Nyad swam on but soon she stopped again, pointed to her mouth and said, "Candace, I have to see a doctor."
"I was talking to a doctor today," Hogan said, "and he assured me your tongue will be normal in a few days."
But Nyad was crying again. "Tell me what he really said. It's bull about how far I've gone. How much more is there?"
"Boy, you're a smart cookie," Hogan told her. "But don't you worry. We'll have someone look at that mouth. Now let's get going. You're still strong and you should be proud." Nyad vomited and swam off.
At 8 p.m. Monday the wind was gusting to 18 knots. The ocean swells were huge, some of them to seven feet, but Nyad plodded on, stopping now and then to announce that there were lizards in the bottom of the shark cage. Finally she observed that the cage had turned into a cave, with stalactites and stalagmites.
At 7 a.m. Tuesday the swells were up to eight and nine feet. A rubber boat left the shark cage and headed for the press boats. The man in it said, "We want the reporters at the shark cage. We're way off course and we'll never make it, so we're taking her out." Soon after—41 hours and 47 minutes from when she set out—Diana Nyad was in a boat headed for Key West.
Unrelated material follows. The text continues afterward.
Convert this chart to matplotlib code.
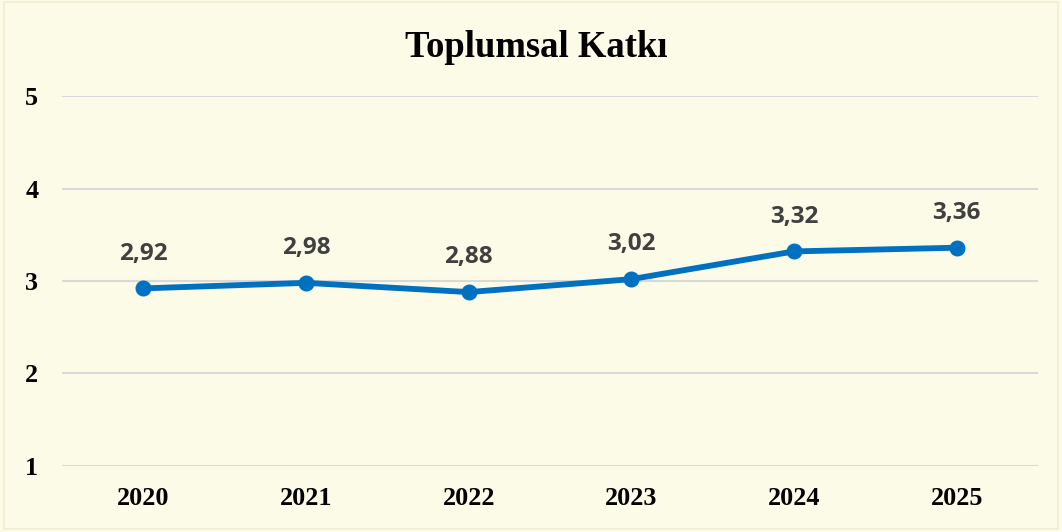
import matplotlib
matplotlib.use("Agg")
import matplotlib.pyplot as plt
from matplotlib.patches import Rectangle

years = ["2020", "2021", "2022", "2023", "2024", "2025"]
scores = [2.92, 2.98, 2.88, 3.02, 3.32, 3.36]
value_labels = ["2,92", "2,98", "2,88", "3,02", "3,32", "3,36"]
y_ticks = [1, 2, 3, 4, 5]

bg = "#FCFBE8"
line_color = "#0070C0"

fig = plt.figure(figsize=(10.62, 5.32), dpi=100, facecolor=bg)
fig.patches.append(Rectangle((0.004, 0.006), 0.992, 0.99, transform=fig.transFigure,
                             fill=False, edgecolor="#F3F0CF", linewidth=1.5))
ax = fig.add_axes([0.0584, 0.1241, 0.9190, 0.6954])
ax.set_facecolor(bg)

x = list(range(len(years)))
ax.plot(x, scores, color=line_color, linewidth=4.2, marker="o", markersize=10.5,
        solid_capstyle="round", zorder=3)

for xi, v, lab in zip(x, scores, value_labels):
    ax.annotate(lab, (xi, v), xytext=(0, 25), textcoords="offset points",
                ha="center", va="center", fontsize=17.5, fontweight="bold",
                family="Open Sans", color="#404040")

ax.set_xlim(-0.5, len(years) - 0.5)
ax.set_ylim(1, 5)
ax.set_yticks(y_ticks)
ax.set_xticks(x)
ax.set_xticklabels(years)
ax.grid(axis="y", color="#D9D9D9", linewidth=1.5)
ax.set_axisbelow(True)
for s in ax.spines.values():
    s.set_visible(False)
ax.tick_params(length=0, labelsize=18.8)
ax.tick_params(axis="x", pad=15)
ax.tick_params(axis="y", pad=17)
for t in ax.get_xticklabels() + ax.get_yticklabels():
    t.set_family("Liberation Serif")
    t.set_fontweight("bold")
    t.set_color("black")

fig.text(0.505, 0.91, "Toplumsal Katkı", ha="center", va="center",
         fontsize=26.4, fontweight="bold", family="Liberation Serif")

fig.savefig("out.png", dpi=100, facecolor=bg)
While Nyad was sleeping in Key West that night, two men were looking back at the swim and replotting her course. They were du Moulin and Bob Tittle, captain of the Best Revenge, one of the press boats. "We never hit the Gulf Stream right," du Moulin said. "It's so complex, with side currents along the edges; and the wind stopped us at every turn." He concluded that Diana had gone 76.1 miles, though in a very circuitous fashion, first northwest, then north, then northeast, and finally, way to the southeast. She had been taken out of the water only some 50 miles from the start and about 80 miles from Key West. Du Moulin and Tittle agreed that Nyad had the capacity to swim from Cuba to Florida.
Tittle spoke of how a more effective cage might be built. "It would have to be much less wind resistant," he said. "But get her out there in late June or early July, with no wind, and she could swim to Key West, jump on the dock and order a drink."